- AIM OF THE EXERCISE
Go through the material and pull out every line with the string "that" in it.

- RECORD LIST

═══

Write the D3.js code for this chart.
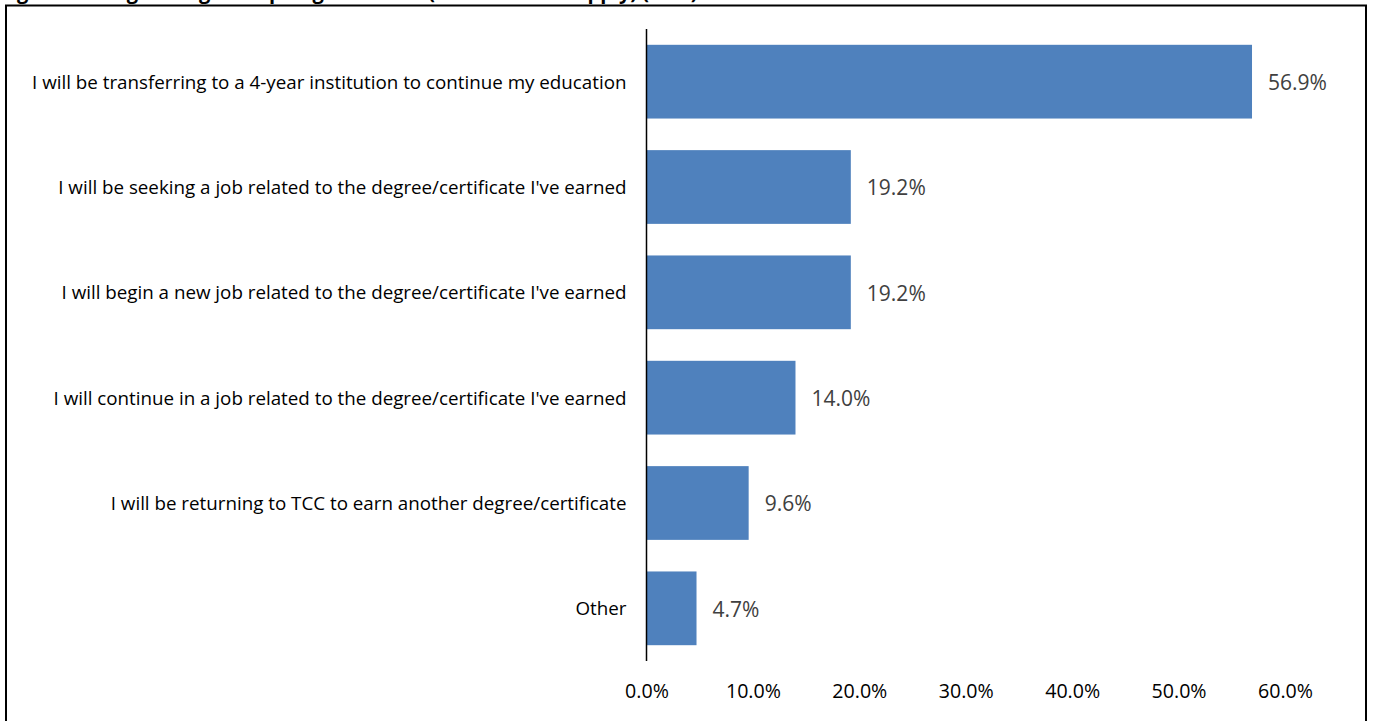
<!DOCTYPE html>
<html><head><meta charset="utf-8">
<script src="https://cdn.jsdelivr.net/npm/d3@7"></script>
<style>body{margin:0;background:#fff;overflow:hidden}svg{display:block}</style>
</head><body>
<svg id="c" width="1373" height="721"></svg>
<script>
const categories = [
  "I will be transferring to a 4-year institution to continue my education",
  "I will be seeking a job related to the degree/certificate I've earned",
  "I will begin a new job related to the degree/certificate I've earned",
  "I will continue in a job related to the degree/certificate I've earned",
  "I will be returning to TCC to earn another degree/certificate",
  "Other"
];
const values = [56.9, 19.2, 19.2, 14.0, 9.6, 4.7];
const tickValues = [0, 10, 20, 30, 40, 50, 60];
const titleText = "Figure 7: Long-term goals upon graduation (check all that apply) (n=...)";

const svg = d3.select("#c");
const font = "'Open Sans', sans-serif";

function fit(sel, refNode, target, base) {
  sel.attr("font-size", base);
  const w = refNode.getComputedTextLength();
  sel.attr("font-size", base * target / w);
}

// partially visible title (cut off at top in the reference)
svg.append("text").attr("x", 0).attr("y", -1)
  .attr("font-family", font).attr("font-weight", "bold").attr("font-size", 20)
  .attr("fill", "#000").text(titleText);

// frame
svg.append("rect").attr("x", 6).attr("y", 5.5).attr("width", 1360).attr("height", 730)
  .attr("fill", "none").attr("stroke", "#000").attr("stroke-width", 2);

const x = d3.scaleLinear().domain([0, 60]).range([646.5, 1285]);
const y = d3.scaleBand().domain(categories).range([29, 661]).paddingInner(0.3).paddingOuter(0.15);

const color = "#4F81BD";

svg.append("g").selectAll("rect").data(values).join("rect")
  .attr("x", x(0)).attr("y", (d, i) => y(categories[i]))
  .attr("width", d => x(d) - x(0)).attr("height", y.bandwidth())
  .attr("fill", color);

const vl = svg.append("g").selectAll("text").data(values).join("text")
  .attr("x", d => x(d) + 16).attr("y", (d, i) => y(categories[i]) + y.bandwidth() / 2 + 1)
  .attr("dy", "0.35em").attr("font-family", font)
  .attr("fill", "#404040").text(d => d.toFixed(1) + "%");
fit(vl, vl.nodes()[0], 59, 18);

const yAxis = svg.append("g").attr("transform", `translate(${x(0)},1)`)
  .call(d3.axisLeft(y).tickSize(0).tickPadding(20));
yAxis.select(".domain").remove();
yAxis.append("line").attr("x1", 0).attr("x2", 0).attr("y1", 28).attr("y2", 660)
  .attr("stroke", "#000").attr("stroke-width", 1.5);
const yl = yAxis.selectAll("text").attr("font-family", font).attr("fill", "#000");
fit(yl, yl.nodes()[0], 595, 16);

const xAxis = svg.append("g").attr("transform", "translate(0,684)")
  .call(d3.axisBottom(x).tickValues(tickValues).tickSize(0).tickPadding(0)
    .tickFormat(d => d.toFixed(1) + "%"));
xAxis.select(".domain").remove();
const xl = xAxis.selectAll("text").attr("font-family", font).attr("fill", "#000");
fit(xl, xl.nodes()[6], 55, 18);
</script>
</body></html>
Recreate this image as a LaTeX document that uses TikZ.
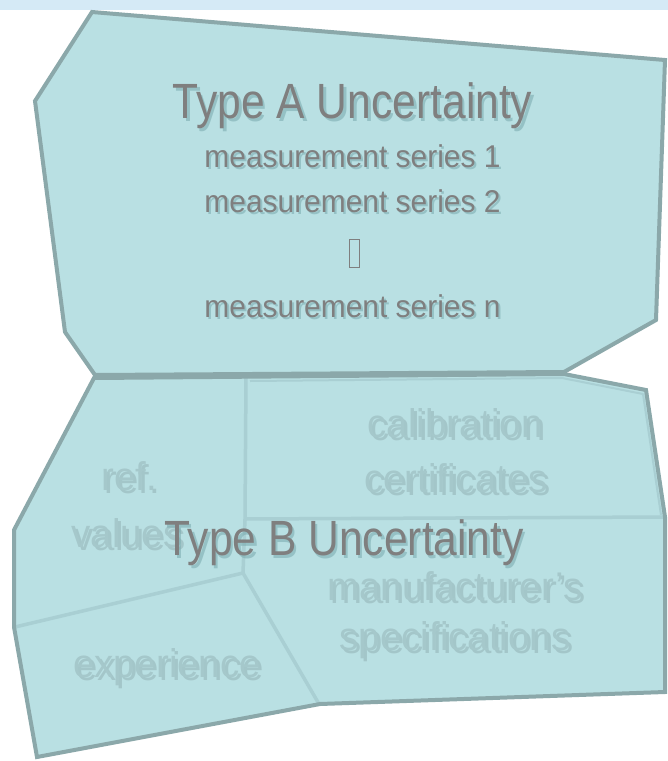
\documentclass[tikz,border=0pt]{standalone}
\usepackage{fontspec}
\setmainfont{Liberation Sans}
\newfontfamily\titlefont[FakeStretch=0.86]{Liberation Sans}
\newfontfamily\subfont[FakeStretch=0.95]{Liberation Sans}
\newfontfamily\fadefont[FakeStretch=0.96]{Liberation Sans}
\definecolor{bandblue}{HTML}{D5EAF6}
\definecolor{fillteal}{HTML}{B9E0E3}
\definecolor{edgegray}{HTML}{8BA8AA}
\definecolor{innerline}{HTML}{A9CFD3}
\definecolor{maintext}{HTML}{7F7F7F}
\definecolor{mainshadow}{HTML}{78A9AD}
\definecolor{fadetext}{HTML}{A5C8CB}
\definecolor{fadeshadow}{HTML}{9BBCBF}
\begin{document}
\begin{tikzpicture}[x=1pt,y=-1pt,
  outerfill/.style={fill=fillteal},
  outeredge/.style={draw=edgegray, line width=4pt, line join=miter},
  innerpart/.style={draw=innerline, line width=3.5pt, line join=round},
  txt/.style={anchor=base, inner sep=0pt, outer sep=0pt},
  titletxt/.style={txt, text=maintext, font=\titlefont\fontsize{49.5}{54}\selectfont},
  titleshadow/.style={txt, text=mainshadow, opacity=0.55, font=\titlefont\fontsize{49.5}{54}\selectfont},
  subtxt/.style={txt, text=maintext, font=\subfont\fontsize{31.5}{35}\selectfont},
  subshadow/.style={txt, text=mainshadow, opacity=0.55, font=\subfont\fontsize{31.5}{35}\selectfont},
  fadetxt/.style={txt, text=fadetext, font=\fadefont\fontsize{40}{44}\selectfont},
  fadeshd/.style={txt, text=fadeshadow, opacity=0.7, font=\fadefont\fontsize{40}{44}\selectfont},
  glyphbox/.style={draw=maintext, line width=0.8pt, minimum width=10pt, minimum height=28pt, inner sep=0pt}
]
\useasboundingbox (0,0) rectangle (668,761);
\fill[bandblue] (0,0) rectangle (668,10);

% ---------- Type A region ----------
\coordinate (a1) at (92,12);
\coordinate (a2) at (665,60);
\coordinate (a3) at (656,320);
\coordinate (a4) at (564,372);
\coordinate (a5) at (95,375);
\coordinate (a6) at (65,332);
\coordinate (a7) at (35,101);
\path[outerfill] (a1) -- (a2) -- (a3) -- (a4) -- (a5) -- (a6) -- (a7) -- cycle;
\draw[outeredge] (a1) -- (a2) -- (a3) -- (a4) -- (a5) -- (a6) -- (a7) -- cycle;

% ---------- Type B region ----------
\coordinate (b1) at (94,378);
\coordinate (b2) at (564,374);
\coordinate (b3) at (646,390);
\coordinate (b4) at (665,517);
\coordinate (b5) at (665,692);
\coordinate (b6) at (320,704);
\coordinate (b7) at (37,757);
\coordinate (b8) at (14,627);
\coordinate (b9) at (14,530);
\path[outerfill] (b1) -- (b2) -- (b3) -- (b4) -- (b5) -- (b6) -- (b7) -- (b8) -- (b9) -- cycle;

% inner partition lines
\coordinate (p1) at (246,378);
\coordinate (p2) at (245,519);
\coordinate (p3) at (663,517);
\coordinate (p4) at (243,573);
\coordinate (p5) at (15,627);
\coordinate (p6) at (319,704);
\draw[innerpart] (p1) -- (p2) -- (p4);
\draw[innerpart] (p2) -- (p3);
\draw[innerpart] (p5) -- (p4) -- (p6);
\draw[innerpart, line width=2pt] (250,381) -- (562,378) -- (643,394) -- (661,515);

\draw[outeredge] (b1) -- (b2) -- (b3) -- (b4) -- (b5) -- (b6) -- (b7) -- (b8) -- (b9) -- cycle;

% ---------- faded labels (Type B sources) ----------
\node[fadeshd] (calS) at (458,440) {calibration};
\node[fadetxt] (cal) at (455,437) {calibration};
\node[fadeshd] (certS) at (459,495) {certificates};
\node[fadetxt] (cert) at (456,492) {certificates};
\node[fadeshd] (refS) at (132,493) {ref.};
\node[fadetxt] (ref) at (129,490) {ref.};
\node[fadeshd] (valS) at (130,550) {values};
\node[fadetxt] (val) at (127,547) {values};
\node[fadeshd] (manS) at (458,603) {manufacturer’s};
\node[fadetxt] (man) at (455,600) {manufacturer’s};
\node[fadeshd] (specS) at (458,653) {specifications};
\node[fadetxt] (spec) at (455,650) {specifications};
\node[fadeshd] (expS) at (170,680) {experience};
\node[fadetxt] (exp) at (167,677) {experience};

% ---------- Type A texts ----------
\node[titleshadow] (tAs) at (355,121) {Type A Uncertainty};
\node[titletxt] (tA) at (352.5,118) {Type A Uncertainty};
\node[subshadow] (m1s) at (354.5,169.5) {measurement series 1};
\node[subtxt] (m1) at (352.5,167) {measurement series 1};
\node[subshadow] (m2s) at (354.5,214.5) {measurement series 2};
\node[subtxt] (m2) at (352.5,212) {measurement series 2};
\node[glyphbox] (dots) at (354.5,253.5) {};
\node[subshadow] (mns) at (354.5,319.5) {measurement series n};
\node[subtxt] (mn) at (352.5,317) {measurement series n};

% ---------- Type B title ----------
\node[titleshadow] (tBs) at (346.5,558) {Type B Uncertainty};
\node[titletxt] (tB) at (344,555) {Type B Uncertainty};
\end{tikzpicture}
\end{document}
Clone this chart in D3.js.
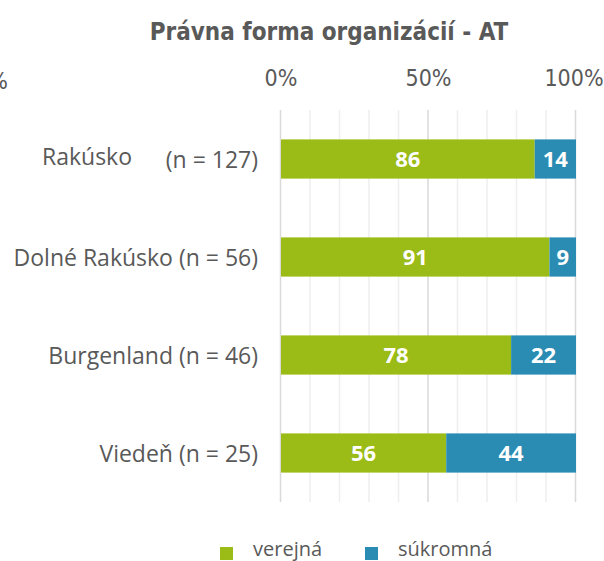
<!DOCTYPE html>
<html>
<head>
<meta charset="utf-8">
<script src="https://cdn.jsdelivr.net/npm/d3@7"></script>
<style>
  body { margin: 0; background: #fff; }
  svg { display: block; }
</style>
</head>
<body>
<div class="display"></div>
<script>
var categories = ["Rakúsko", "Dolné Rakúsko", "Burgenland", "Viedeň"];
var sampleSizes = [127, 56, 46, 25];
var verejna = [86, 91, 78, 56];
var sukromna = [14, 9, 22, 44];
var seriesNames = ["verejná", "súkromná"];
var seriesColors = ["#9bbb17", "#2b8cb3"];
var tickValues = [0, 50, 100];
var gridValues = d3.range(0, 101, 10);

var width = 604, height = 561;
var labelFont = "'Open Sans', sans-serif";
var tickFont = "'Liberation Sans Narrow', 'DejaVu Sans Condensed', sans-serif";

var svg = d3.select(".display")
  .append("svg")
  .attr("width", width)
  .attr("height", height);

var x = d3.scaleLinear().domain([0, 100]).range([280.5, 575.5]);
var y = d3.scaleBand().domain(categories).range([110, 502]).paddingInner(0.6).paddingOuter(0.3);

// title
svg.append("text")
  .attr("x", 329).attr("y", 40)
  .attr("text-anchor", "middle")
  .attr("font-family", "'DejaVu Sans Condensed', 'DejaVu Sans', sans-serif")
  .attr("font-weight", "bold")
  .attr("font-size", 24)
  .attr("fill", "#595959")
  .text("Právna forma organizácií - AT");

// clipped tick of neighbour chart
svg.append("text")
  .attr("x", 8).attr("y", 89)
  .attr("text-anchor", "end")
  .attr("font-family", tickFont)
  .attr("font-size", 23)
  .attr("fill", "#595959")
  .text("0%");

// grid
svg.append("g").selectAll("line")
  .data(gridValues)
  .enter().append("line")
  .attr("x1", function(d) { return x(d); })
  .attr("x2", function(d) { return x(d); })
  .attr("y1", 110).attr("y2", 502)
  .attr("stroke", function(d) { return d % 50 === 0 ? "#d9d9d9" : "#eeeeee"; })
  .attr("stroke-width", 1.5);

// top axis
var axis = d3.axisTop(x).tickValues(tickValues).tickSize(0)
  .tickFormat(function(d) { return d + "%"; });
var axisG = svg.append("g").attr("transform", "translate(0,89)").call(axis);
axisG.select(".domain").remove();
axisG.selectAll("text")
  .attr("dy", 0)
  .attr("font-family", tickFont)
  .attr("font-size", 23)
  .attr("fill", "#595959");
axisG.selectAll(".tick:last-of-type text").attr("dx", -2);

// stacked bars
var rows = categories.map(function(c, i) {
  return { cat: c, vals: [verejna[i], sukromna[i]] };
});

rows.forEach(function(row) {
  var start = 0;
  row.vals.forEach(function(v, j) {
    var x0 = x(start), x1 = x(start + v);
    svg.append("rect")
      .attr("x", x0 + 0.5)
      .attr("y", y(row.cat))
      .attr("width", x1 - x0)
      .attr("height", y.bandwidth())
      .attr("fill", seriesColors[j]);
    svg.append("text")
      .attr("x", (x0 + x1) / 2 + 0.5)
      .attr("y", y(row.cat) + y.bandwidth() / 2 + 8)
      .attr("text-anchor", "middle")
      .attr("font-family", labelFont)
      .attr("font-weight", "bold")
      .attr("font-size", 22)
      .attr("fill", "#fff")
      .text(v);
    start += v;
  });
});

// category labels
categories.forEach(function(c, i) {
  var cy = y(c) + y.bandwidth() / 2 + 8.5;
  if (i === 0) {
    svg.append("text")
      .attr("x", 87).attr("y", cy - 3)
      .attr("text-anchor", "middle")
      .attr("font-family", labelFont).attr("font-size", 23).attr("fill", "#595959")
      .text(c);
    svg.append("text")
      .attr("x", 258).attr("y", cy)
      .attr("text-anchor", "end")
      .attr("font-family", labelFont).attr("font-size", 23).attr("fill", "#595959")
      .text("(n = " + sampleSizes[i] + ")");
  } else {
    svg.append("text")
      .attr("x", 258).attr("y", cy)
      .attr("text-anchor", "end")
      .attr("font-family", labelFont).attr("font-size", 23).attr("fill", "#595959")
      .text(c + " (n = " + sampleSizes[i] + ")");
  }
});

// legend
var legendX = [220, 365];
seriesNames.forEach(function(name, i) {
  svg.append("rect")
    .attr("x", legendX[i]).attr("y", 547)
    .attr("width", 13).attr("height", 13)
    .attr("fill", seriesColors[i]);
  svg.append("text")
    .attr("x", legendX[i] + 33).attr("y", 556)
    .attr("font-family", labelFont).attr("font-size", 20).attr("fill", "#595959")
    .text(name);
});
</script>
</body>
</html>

═══

- FULL ANSWER
const titleText = "Figure 7: Long-term goals upon graduation (check all that apply) (n=...)";
Recreate this image as a LaTeX document that uses TikZ.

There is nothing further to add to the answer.